INFORMATION PROVIDED:
= = =
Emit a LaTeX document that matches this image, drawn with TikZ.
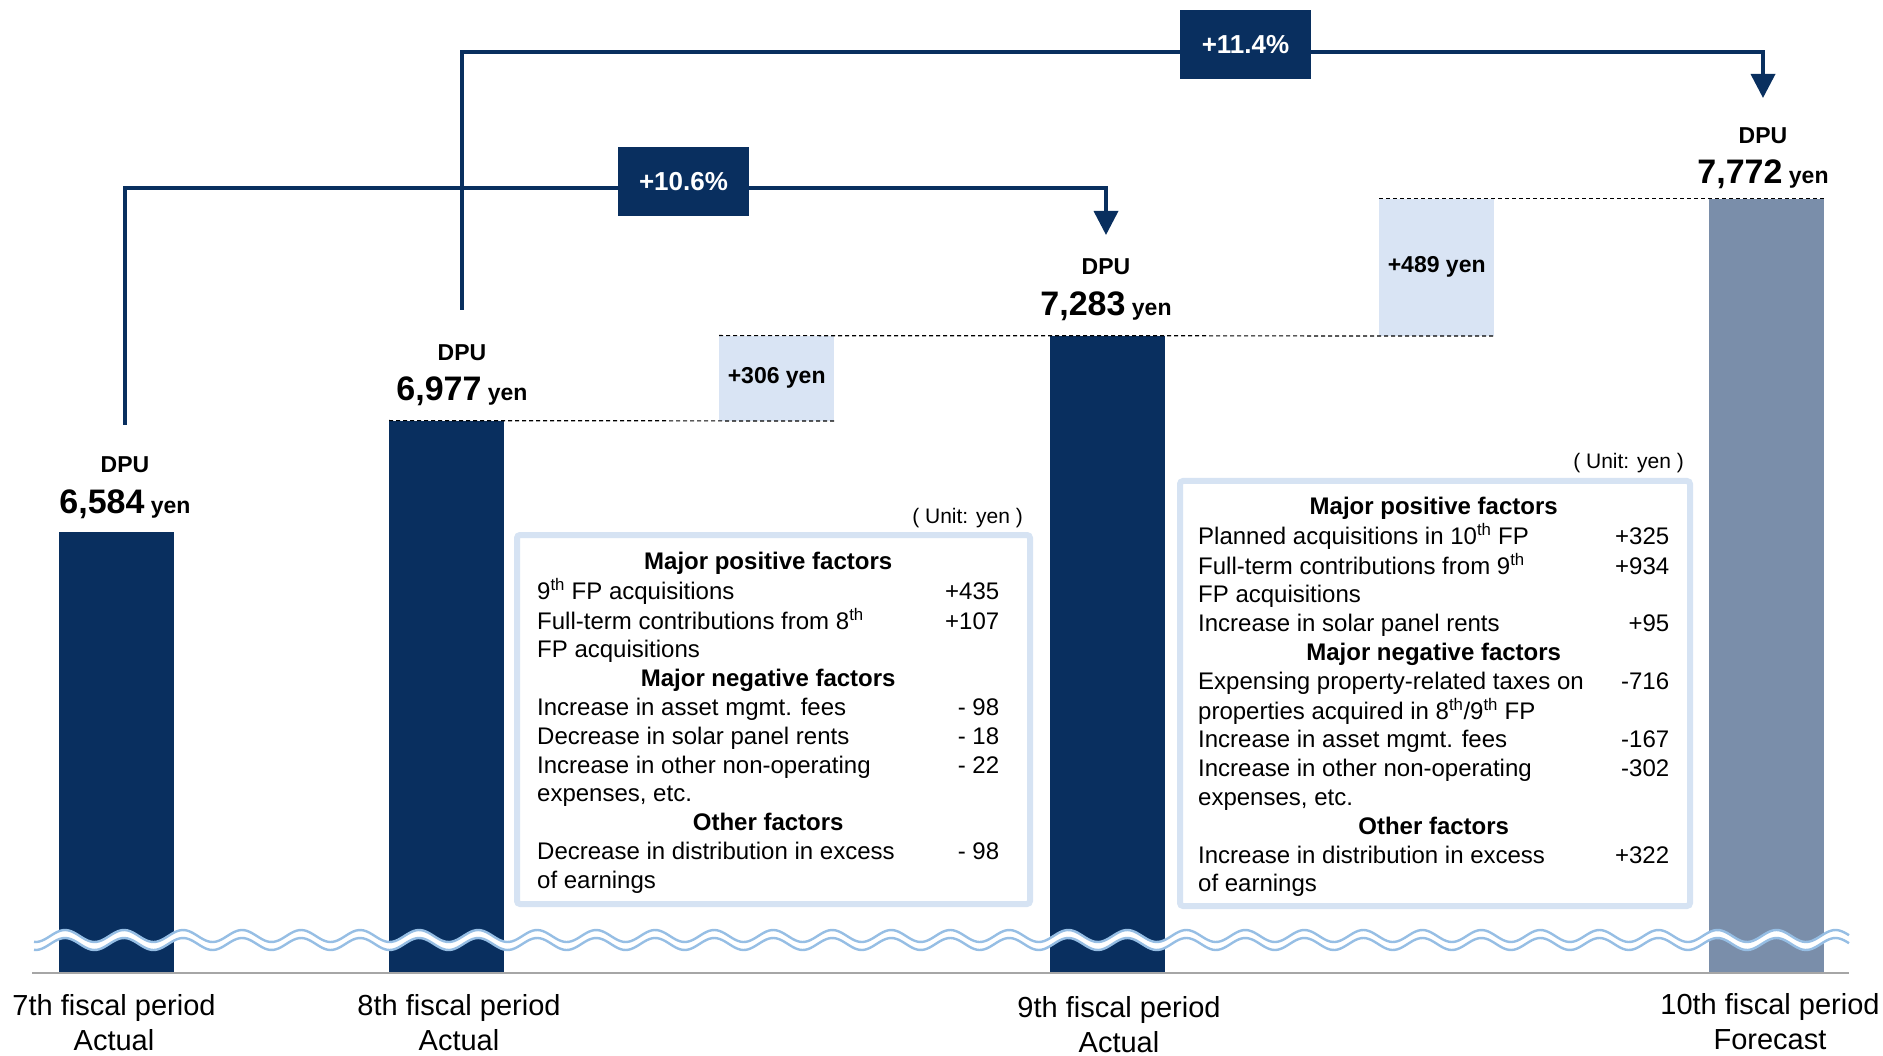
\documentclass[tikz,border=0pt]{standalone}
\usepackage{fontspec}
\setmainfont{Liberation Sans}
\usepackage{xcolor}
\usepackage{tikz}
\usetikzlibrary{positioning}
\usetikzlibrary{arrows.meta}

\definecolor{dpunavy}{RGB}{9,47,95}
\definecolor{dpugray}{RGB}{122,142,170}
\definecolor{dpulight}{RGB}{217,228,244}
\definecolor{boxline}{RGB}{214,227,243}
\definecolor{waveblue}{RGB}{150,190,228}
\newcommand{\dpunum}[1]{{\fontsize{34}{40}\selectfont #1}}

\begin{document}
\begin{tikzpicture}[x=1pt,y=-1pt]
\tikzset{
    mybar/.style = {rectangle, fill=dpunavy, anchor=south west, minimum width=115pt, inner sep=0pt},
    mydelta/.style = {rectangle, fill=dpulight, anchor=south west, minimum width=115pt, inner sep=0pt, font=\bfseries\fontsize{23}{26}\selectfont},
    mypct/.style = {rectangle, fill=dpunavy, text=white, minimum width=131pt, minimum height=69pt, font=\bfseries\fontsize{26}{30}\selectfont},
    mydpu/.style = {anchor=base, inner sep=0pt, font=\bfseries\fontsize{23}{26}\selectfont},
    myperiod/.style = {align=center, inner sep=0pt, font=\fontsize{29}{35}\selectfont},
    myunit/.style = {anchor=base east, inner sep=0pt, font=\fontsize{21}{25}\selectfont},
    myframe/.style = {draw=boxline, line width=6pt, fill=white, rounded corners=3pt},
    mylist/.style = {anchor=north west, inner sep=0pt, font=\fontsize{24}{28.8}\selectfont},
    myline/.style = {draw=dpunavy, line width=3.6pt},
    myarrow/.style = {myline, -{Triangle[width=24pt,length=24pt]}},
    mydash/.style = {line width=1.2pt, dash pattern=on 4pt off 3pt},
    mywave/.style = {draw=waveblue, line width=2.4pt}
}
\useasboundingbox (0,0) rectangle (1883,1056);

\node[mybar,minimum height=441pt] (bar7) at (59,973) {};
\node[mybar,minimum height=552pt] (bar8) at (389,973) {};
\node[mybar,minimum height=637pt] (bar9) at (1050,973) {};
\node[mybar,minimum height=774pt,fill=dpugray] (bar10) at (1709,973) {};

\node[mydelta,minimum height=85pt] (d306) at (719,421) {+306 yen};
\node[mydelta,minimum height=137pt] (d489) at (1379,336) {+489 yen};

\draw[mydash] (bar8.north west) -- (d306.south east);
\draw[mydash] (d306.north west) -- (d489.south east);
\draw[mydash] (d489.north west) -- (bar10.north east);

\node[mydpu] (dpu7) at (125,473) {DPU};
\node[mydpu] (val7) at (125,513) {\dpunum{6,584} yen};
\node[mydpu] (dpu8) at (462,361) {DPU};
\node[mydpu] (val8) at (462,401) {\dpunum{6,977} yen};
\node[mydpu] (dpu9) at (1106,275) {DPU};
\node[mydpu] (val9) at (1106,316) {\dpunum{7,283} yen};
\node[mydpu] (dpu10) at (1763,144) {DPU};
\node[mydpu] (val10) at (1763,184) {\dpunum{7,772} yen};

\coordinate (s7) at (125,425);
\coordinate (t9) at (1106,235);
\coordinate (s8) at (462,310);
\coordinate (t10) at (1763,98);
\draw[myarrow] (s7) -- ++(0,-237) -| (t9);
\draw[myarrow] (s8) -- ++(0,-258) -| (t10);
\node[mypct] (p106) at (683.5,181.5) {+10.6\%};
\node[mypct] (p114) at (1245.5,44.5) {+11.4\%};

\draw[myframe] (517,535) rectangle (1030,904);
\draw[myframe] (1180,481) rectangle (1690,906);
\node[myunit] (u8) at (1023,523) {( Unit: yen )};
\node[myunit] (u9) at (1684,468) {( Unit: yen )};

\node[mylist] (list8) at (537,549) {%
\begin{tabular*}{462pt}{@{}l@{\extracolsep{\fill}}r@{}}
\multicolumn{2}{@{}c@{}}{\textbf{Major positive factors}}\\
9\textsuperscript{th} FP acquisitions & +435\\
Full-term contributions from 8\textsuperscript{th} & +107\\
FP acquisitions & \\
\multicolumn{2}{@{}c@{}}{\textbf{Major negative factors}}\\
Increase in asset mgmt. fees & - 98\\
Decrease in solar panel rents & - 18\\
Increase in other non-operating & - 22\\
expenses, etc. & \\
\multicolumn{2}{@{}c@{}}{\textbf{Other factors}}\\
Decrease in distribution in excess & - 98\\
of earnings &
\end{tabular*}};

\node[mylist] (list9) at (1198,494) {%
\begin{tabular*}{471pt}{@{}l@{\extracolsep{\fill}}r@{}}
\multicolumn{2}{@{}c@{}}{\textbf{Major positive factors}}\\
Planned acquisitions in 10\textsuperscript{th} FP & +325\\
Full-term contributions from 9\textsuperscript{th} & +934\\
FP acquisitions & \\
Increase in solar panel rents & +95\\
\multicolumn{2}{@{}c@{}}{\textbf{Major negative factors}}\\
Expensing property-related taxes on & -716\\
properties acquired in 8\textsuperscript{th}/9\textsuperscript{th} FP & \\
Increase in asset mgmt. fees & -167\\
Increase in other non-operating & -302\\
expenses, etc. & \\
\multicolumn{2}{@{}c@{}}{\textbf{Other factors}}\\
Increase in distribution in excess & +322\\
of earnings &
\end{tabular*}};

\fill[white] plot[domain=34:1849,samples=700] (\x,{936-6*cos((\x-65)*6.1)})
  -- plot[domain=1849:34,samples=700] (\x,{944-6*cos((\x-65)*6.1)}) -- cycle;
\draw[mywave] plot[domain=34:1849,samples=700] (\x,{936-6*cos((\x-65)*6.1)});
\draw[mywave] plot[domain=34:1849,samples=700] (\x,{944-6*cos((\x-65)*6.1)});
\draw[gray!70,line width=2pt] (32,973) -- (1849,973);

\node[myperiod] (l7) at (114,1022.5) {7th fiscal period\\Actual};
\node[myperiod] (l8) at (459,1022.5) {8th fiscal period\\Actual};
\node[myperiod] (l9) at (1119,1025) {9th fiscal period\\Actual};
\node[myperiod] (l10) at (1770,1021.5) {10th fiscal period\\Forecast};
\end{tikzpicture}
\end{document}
= = =
PROBLEM REQUIREMENTS: Write out the listing above again, exactly, but with no pictures in the copy.

ANSWER TO THIS EXERCISE:
Emit a LaTeX document that matches this image, drawn with TikZ.
\documentclass[tikz,border=0pt]{standalone}
\usepackage{fontspec}
\setmainfont{Liberation Sans}
\usepackage{xcolor}
\usepackage{tikz}
\usetikzlibrary{positioning}
\usetikzlibrary{arrows.meta}

\definecolor{dpunavy}{RGB}{9,47,95}
\definecolor{dpugray}{RGB}{122,142,170}
\definecolor{dpulight}{RGB}{217,228,244}
\definecolor{boxline}{RGB}{214,227,243}
\definecolor{waveblue}{RGB}{150,190,228}
\newcommand{\dpunum}[1]{{\fontsize{34}{40}\selectfont #1}}

\begin{document}
\begin{tikzpicture}[x=1pt,y=-1pt]
\tikzset{
    mybar/.style = {rectangle, fill=dpunavy, anchor=south west, minimum width=115pt, inner sep=0pt},
    mydelta/.style = {rectangle, fill=dpulight, anchor=south west, minimum width=115pt, inner sep=0pt, font=\bfseries\fontsize{23}{26}\selectfont},
    mypct/.style = {rectangle, fill=dpunavy, text=white, minimum width=131pt, minimum height=69pt, font=\bfseries\fontsize{26}{30}\selectfont},
    mydpu/.style = {anchor=base, inner sep=0pt, font=\bfseries\fontsize{23}{26}\selectfont},
    myperiod/.style = {align=center, inner sep=0pt, font=\fontsize{29}{35}\selectfont},
    myunit/.style = {anchor=base east, inner sep=0pt, font=\fontsize{21}{25}\selectfont},
    myframe/.style = {draw=boxline, line width=6pt, fill=white, rounded corners=3pt},
    mylist/.style = {anchor=north west, inner sep=0pt, font=\fontsize{24}{28.8}\selectfont},
    myline/.style = {draw=dpunavy, line width=3.6pt},
    myarrow/.style = {myline, -{Triangle[width=24pt,length=24pt]}},
    mydash/.style = {line width=1.2pt, dash pattern=on 4pt off 3pt},
    mywave/.style = {draw=waveblue, line width=2.4pt}
}
\useasboundingbox (0,0) rectangle (1883,1056);

\node[mybar,minimum height=441pt] (bar7) at (59,973) {};
\node[mybar,minimum height=552pt] (bar8) at (389,973) {};
\node[mybar,minimum height=637pt] (bar9) at (1050,973) {};
\node[mybar,minimum height=774pt,fill=dpugray] (bar10) at (1709,973) {};

\node[mydelta,minimum height=85pt] (d306) at (719,421) {+306 yen};
\node[mydelta,minimum height=137pt] (d489) at (1379,336) {+489 yen};

\draw[mydash] (bar8.north west) -- (d306.south east);
\draw[mydash] (d306.north west) -- (d489.south east);
\draw[mydash] (d489.north west) -- (bar10.north east);

\node[mydpu] (dpu7) at (125,473) {DPU};
\node[mydpu] (val7) at (125,513) {\dpunum{6,584} yen};
\node[mydpu] (dpu8) at (462,361) {DPU};
\node[mydpu] (val8) at (462,401) {\dpunum{6,977} yen};
\node[mydpu] (dpu9) at (1106,275) {DPU};
\node[mydpu] (val9) at (1106,316) {\dpunum{7,283} yen};
\node[mydpu] (dpu10) at (1763,144) {DPU};
\node[mydpu] (val10) at (1763,184) {\dpunum{7,772} yen};

\coordinate (s7) at (125,425);
\coordinate (t9) at (1106,235);
\coordinate (s8) at (462,310);
\coordinate (t10) at (1763,98);
\draw[myarrow] (s7) -- ++(0,-237) -| (t9);
\draw[myarrow] (s8) -- ++(0,-258) -| (t10);
\node[mypct] (p106) at (683.5,181.5) {+10.6\%};
\node[mypct] (p114) at (1245.5,44.5) {+11.4\%};

\draw[myframe] (517,535) rectangle (1030,904);
\draw[myframe] (1180,481) rectangle (1690,906);
\node[myunit] (u8) at (1023,523) {( Unit: yen )};
\node[myunit] (u9) at (1684,468) {( Unit: yen )};

\node[mylist] (list8) at (537,549) {%
\begin{tabular*}{462pt}{@{}l@{\extracolsep{\fill}}r@{}}
\multicolumn{2}{@{}c@{}}{\textbf{Major positive factors}}\\
9\textsuperscript{th} FP acquisitions & +435\\
Full-term contributions from 8\textsuperscript{th} & +107\\
FP acquisitions & \\
\multicolumn{2}{@{}c@{}}{\textbf{Major negative factors}}\\
Increase in asset mgmt. fees & - 98\\
Decrease in solar panel rents & - 18\\
Increase in other non-operating & - 22\\
expenses, etc. & \\
\multicolumn{2}{@{}c@{}}{\textbf{Other factors}}\\
Decrease in distribution in excess & - 98\\
of earnings &
\end{tabular*}};

\node[mylist] (list9) at (1198,494) {%
\begin{tabular*}{471pt}{@{}l@{\extracolsep{\fill}}r@{}}
\multicolumn{2}{@{}c@{}}{\textbf{Major positive factors}}\\
Planned acquisitions in 10\textsuperscript{th} FP & +325\\
Full-term contributions from 9\textsuperscript{th} & +934\\
FP acquisitions & \\
Increase in solar panel rents & +95\\
\multicolumn{2}{@{}c@{}}{\textbf{Major negative factors}}\\
Expensing property-related taxes on & -716\\
properties acquired in 8\textsuperscript{th}/9\textsuperscript{th} FP & \\
Increase in asset mgmt. fees & -167\\
Increase in other non-operating & -302\\
expenses, etc. & \\
\multicolumn{2}{@{}c@{}}{\textbf{Other factors}}\\
Increase in distribution in excess & +322\\
of earnings &
\end{tabular*}};

\fill[white] plot[domain=34:1849,samples=700] (\x,{936-6*cos((\x-65)*6.1)})
  -- plot[domain=1849:34,samples=700] (\x,{944-6*cos((\x-65)*6.1)}) -- cycle;
\draw[mywave] plot[domain=34:1849,samples=700] (\x,{936-6*cos((\x-65)*6.1)});
\draw[mywave] plot[domain=34:1849,samples=700] (\x,{944-6*cos((\x-65)*6.1)});
\draw[gray!70,line width=2pt] (32,973) -- (1849,973);

\node[myperiod] (l7) at (114,1022.5) {7th fiscal period\\Actual};
\node[myperiod] (l8) at (459,1022.5) {8th fiscal period\\Actual};
\node[myperiod] (l9) at (1119,1025) {9th fiscal period\\Actual};
\node[myperiod] (l10) at (1770,1021.5) {10th fiscal period\\Forecast};
\end{tikzpicture}
\end{document}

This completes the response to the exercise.